**Your instructions**
Look at the data below and print exactly the lines from its first line through the line with "(tA.east) ++(4,0) coordinate"; the pictures stay out of the copy.

···

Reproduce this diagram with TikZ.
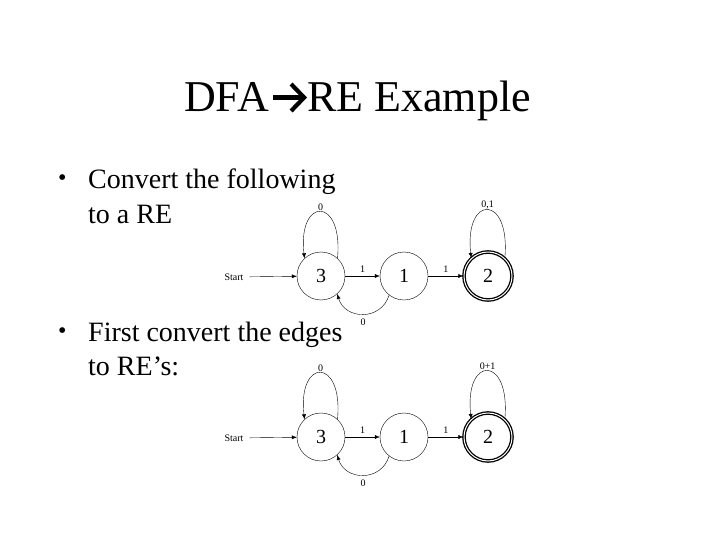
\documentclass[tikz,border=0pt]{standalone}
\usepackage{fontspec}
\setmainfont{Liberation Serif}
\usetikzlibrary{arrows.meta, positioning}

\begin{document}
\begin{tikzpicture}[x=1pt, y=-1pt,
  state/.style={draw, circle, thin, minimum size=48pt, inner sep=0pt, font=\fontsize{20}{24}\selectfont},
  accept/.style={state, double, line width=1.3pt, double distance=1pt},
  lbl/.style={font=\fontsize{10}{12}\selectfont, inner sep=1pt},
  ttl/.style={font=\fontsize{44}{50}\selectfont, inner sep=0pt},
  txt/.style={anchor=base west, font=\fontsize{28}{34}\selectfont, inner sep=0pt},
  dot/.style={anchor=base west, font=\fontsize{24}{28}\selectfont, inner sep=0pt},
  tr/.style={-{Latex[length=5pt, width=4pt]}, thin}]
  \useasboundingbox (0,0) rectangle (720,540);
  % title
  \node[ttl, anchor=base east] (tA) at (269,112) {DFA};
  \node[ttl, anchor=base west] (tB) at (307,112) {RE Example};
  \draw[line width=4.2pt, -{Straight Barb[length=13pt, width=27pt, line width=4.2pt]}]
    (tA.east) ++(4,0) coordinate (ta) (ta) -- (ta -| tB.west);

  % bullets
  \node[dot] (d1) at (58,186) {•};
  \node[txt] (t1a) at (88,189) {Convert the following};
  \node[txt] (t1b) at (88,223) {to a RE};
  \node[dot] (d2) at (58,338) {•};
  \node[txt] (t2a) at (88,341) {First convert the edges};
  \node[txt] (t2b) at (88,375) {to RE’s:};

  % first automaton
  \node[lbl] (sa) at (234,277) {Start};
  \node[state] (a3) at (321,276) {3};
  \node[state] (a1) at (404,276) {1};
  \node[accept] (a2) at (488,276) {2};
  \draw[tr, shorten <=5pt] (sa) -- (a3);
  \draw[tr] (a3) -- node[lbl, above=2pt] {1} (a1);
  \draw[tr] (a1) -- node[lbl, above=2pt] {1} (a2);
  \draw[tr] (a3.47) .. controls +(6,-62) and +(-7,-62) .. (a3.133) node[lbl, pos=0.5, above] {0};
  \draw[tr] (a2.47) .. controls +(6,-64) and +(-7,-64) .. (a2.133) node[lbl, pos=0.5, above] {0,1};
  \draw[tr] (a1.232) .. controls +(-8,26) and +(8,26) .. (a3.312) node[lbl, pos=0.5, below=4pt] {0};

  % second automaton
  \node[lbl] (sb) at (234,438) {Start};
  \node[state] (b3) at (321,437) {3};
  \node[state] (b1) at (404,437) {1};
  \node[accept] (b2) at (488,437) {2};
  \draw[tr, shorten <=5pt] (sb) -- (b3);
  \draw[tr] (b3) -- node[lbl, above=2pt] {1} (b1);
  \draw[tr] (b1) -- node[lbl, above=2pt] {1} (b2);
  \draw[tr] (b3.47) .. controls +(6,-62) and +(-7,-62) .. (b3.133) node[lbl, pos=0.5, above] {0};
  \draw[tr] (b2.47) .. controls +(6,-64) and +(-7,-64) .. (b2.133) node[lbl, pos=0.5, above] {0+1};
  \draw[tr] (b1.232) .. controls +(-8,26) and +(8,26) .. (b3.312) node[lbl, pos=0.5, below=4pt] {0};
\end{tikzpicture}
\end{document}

···

**Response to the task**
Reproduce this diagram with TikZ.
\documentclass[tikz,border=0pt]{standalone}
\usepackage{fontspec}
\setmainfont{Liberation Serif}
\usetikzlibrary{arrows.meta, positioning}

\begin{document}
\begin{tikzpicture}[x=1pt, y=-1pt,
  state/.style={draw, circle, thin, minimum size=48pt, inner sep=0pt, font=\fontsize{20}{24}\selectfont},
  accept/.style={state, double, line width=1.3pt, double distance=1pt},
  lbl/.style={font=\fontsize{10}{12}\selectfont, inner sep=1pt},
  ttl/.style={font=\fontsize{44}{50}\selectfont, inner sep=0pt},
  txt/.style={anchor=base west, font=\fontsize{28}{34}\selectfont, inner sep=0pt},
  dot/.style={anchor=base west, font=\fontsize{24}{28}\selectfont, inner sep=0pt},
  tr/.style={-{Latex[length=5pt, width=4pt]}, thin}]
  \useasboundingbox (0,0) rectangle (720,540);
  % title
  \node[ttl, anchor=base east] (tA) at (269,112) {DFA};
  \node[ttl, anchor=base west] (tB) at (307,112) {RE Example};
  \draw[line width=4.2pt, -{Straight Barb[length=13pt, width=27pt, line width=4.2pt]}]
    (tA.east) ++(4,0) coordinate (ta) (ta) -- (ta -| tB.west);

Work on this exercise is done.